Little Gem, Bush Theatre
Monday 19th April 2010
Monologue is a boring word, but in the hands of an Irish pensmith it can create some pretty exciting theatre. From a writer such as Conor McPherson or Mark O’Rowe the monologue can set the night alight with its storytelling brio. Word-drunk on these great draughts of bubbling verbal nectar, you soon feel you know the speakers as well as your own family. Yes, a good monologue is that beguiling. Which is exactly the case with Elaine Murphy’s first play, now visiting west London, a lovely and loving set of monologues which create an emotionally rich picture of three generations of Dublin women.
Who are they? Well, there’s Nanny Kay, her daughter Lorraine and her granddaughter Amber. Sixtysomething Kay has been happily married but her husband has had a stroke and she is looking after him. The next generation, Lorraine, has been less lucky in love and Ray, her husband, is a desperate addict who now lives on the streets. He also has an embarrassing knack of turning up when least expected. Finally, teenage Amber is loud and full of energy: she loves getting hammered, until something happens that forces her to slow down.
Murphy tells the story of about a year in the life of these three women by getting them to take turns to chat to us, creating a jigsaw of episodes which fit together with beautiful smoothness. By offering three different viewpoints she also generates moments of acute hilarity as the same verbal detail — the hairiness of a boyfriend for example — carries a different meaning when spoken by each of the characters. Deliciously well observed, the play moves very gradually, over 100 minutes, to a moving ending as the themes of love, loss, birth and death weave together into a final image of female family that is breathtakingly warm. I cried like a baby.
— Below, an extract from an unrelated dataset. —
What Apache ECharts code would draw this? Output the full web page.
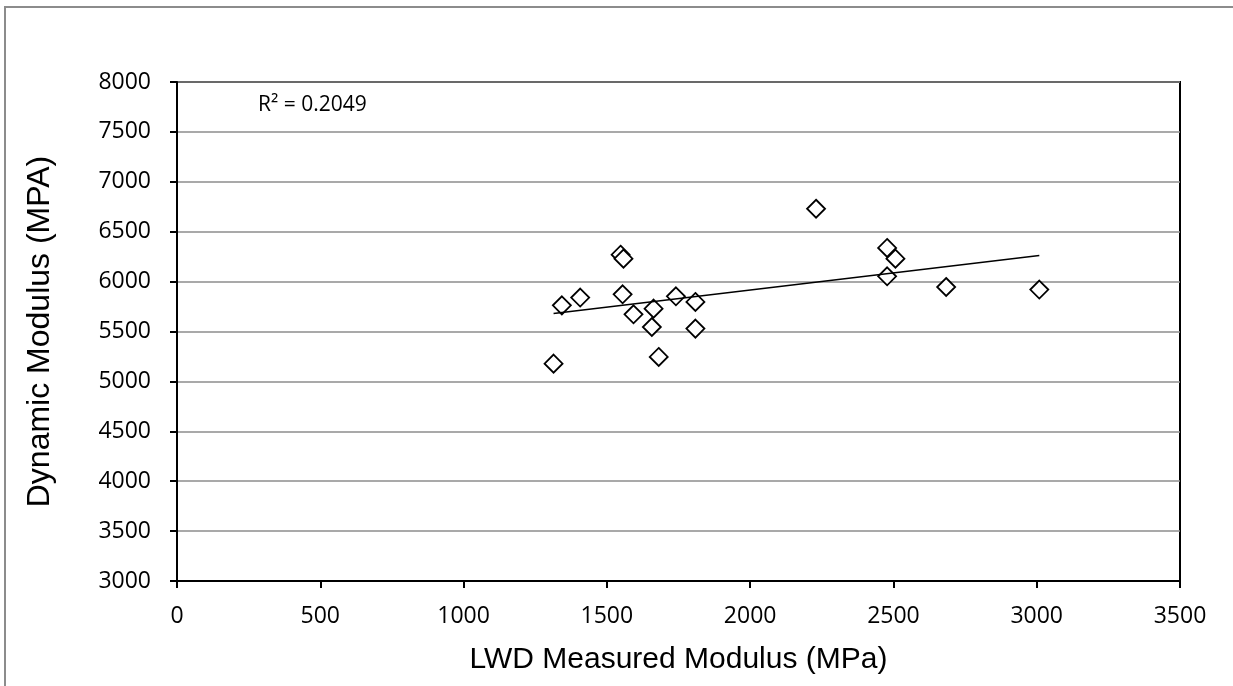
<!DOCTYPE html>
<html>
<head>
<meta charset="utf-8">
<script src="https://cdn.jsdelivr.net/npm/echarts@6/dist/echarts.min.js"></script>
<style>
  html, body { margin: 0; padding: 0; background: #fff; }
  #chart { width: 1233px; height: 686px; }
</style>
</head>
<body>
<div id="chart"></div>
<script>
// LWD measured modulus (MPa) vs dynamic modulus (MPA)
var lwdModulus = [1314, 1343, 1407, 1548, 1558, 1555, 1593, 1657, 1663, 1681,
                  1741, 1809, 1809, 2230, 2478, 2478, 2507, 2684, 3009];
var dynModulus = [5178, 5762, 5840, 6270, 6230, 5873, 5672, 5545, 5729, 5245,
                  5853, 5796, 5529, 6730, 6337, 6053, 6230, 5946, 5920];
var rSquaredText = 'R\u00b2 = 0.2049';

var points = lwdModulus.map(function (x, i) { return [x, dynModulus[i]]; });

// least squares trendline
var n = points.length, sx = 0, sy = 0, sxx = 0, sxy = 0;
points.forEach(function (p) { sx += p[0]; sy += p[1]; sxx += p[0] * p[0]; sxy += p[0] * p[1]; });
var slope = (n * sxy - sx * sy) / (n * sxx - sx * sx);
var intercept = (sy - slope * sx) / n;
var xMin = Math.min.apply(null, lwdModulus), xMax = Math.max.apply(null, lwdModulus);
var trend = [[xMin, intercept + slope * xMin], [xMax, intercept + slope * xMax]];

var tickFont = { color: '#000', fontSize: 23, fontFamily: 'Open Sans', formatter: function (v) { return String(v); } };

var myChart = echarts.init(document.getElementById('chart'));
myChart.setOption({
  backgroundColor: '#fff',
  animation: false,
  graphic: [
    { type: 'rect', shape: { x: 5, y: 7, width: 1240, height: 700 },
      style: { fill: 'none', stroke: '#8c8c8c', lineWidth: 2 }, z: -1 },
    { type: 'text', left: 258, top: 95,
      style: { text: rSquaredText, fill: '#000', fontSize: 21, fontFamily: 'Open Sans' } }
  ],
  grid: { left: 177, right: 53, top: 82, bottom: 105, show: true, borderColor: '#000', borderWidth: 2 },
  xAxis: {
    type: 'value', min: 0, max: 3500, interval: 500,
    name: 'LWD Measured Modulus (MPa)', nameLocation: 'middle', nameGap: 64,
    nameTextStyle: { color: '#000', fontSize: 30, fontFamily: 'Liberation Sans' },
    axisLine: { lineStyle: { color: '#000', width: 2 } },
    axisTick: { show: true, length: 7, lineStyle: { color: '#000', width: 2 } },
    axisLabel: Object.assign({ margin: 24 }, tickFont),
    splitLine: { show: false }
  },
  yAxis: {
    type: 'value', min: 3000, max: 8000, interval: 500,
    name: 'Dynamic Modulus (MPA)', nameLocation: 'middle', nameGap: 121,
    nameTextStyle: { color: '#000', fontSize: 32, fontFamily: 'Liberation Sans' },
    axisLine: { show: true, lineStyle: { color: '#000', width: 2 } },
    axisTick: { show: true, length: 7, lineStyle: { color: '#000', width: 2 } },
    axisLabel: Object.assign({ margin: 26 }, tickFont),
    splitLine: { show: true, lineStyle: { color: '#8c8c8c', width: 1.5 } }
  },
  series: [
    {
      type: 'scatter', data: points, symbol: 'diamond', symbolSize: 18,
      itemStyle: { color: '#fff', borderColor: '#000', borderWidth: 1.8, opacity: 1 },
      z: 3
    },
    {
      type: 'line', data: trend, symbol: 'none',
      lineStyle: { color: '#000', width: 1.5 }, z: 4
    }
  ]
});
</script>
</body>
</html>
Each of the women in Paul Meade’s production for Guna Nua theatre company is perfectly characterised. Amber, played by Sarah Greene, is a gobby teen who elongates her adjectives and nouns as if they were a piece of chewing gum. Her default mode is mouthy, yet she is also full of intense feeling. Her mum, played by Amelia Crowley, is completely different. Highly strung, disappointed by life, she is a sourpuss who is bossy and controlling. But when a new man shows interest, she lets her hair down and begins to glow. By contrast, Anita Reeves’s Kay is slower, savouring her quiet moments and suffering from “an itch down there”. Her frank attitude to sex underlines the way that Murphy writes against clichéd images of Irish womanhood. These women are not martyrs.
And yes, there’s a lot of sex in this play, most of it amusing, such as a ticklish episode with the Rampant Rabbit vibrator, and there’s also plenty of emotional fuel coursing through these females. In their mouths, Murphy’s language buzzes, then pulses quietly, then shines with a lurid electricity, then calms down again and relaxes. Stress then let go, stress and let go. Surprises keep you on your feet: miss a line here and you won’t be able to grasp the complete story.
You can see why Little Gem, which started off at the Dublin Fringe Festival in 2008 and then transferred to the Traverse Theatre as part of the Edinburgh Fringe Festival last year, has already garnered a shelf-load of awards. Covering both the joys of life and its grim losses, these monologues deal in raw emotions, psychological reality and comic truths. It is also a testament to the strengths, and indeed strains, of the female experience of family. If that sounds a bit dull, the show is anything but. It is bright and enjoyable: this is a gobby play that has real heart.